A lo largo de su travesía de dos décadas rumbo al poder, Andrés Manuel López Obrador se dedicó a exhibir y criticar la incapacidad de los gobiernos en turno. Por años insistió en que los males de México eran enteramente atribuibles a la ineptitud de quien gobernaba entonces. Así lo dijo sobre la violencia, el raquítico crecimiento de la economía, la inseguridad y cuanto asunto quiso. “Videgaray confirmó la parálisis económica en dos años de EPN. Un crecimiento promedio de 1.3% anual, en términos reales, nada. Puro circo”, tuiteó López Obrador en 2014. Algunos meses después, tras el horror de Ayotzinapa, señaló de nuevo a Peña Nieto. “Como se atreve EPN a decir que México no puede quedarse atrapado en la tragedia de Ayotzinapa”, tuiteó en enero de 2015. “Que aclare los hechos y aplique la ley”. Cuando la fuga de Joaquín Guzmán, López Obrador no dudó en reclamar al gobierno. “Si cuando menos no renuncia el gabinete de seguridad, va a quedar la idea de que hubo complicidad al más alto nivel en la fuga del Chapo”, dijo.

La larga lista de ejemplos parecía revelar a un hombre convencido del compromiso que implica gobernar. Pero no solo eso: la crítica constante (y completamente justificada, no sobra recalcar) de López Obrador a sus antecesores también sugería el deseo ferviente de ser él quien tuviera el timón en las manos. Por años insistió ad nauseam en que los mexicanos estarían “mejor” con él al frente. Si tan solo fuera él quien tuviera la responsabilidad de gobernar, México caminaría por el rumbo correcto. A él no le temblaría la mano para guiar al país ni mucho menos para asumir el mandato de ser presidente, en las buenas y las malas.

Por eso es tan paradójico que ahora, cuando finalmente gobierna con la plenitud que soñó, el presidente se empeña en desviar el saldo de sus errores y problemas. Antes que apropiarse de la responsabilidad del repunte de violencia en el país, el presidente insiste en que ha heredado una tragedia. Antes que admitir que la economía se ha detenido, propone dudar de la evidencia. Antes que reconocer la validez de alguna investigación periodística que cuestiona la honradez de algún miembro de su equipo o la sensatez de sus medidas, insinúa que la prensa, mexicana e internacional, responde a intereses ocultos.
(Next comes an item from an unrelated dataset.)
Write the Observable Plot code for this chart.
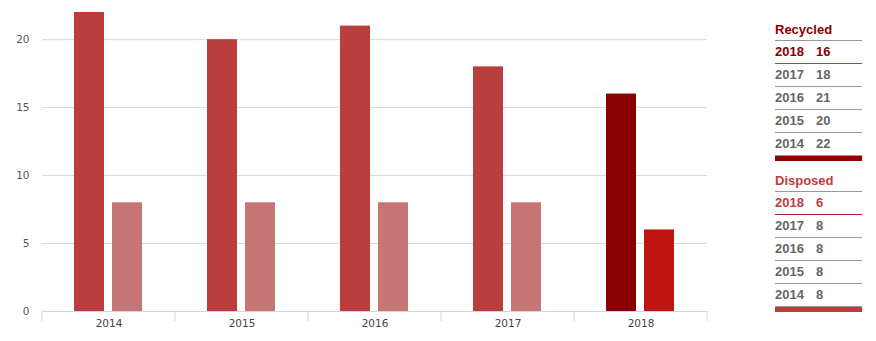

Antes que respetar la validez de la protesta, el presidente duda de sus motivos. Antes que reconocer el daño que ha hecho el desabasto de medicinas, inventa una conspiración de la industria farmacéutica. De pronto parece que la culpa de los males de México la tienen todos salvo el propio presidente López Obrador y el gobierno que encabeza. Él, que quiso el poder como nadie, ahora reniega de sus costos.

En esto, como en otras cosas, el presidente de México ha demostrado no estar a la altura de su discurso anterior. ¿Cómo habría respondido el López Obrador líder de oposición a un presidente obstinado en rechazar la responsabilidad de los tropiezos de su gobierno? Basta revisar su crítica implacable a Enrique Peña Nieto. “EPN, en vez de aceptar su responsabilidad en la crisis petrolera y cambiar su fatal política energética, fue a Tabasco a ofrecer paliativos,” tuiteaba el presidente hace tres años. La crítica no se quedó ahí. López Obrador incluso propuso la renuncia de Peña Nieto y sugirió convocar a nuevas elecciones para remediar la “ineptitud” peñista ante la “crisis de México”.

López Obrador debería recordar ahora su propia impaciencia y firmeza con la impericia de quien gobernaba entonces. A él nadie le exige que renuncie y quien lo haga no sabe lo que dice. Se le pide, eso sí, lo mismo que él reclamaba a sus antecesores: no solo capacidad para gobernar sino la valentía y el pudor de asumir plenamente los costos de sus tropiezos. Hasta hace poco tiempo, buscar chivos expiatorios ante la crisis le hubiera parecido indigno y hasta inmoral. Él lo sabe. Es hora de que se mire al espejo.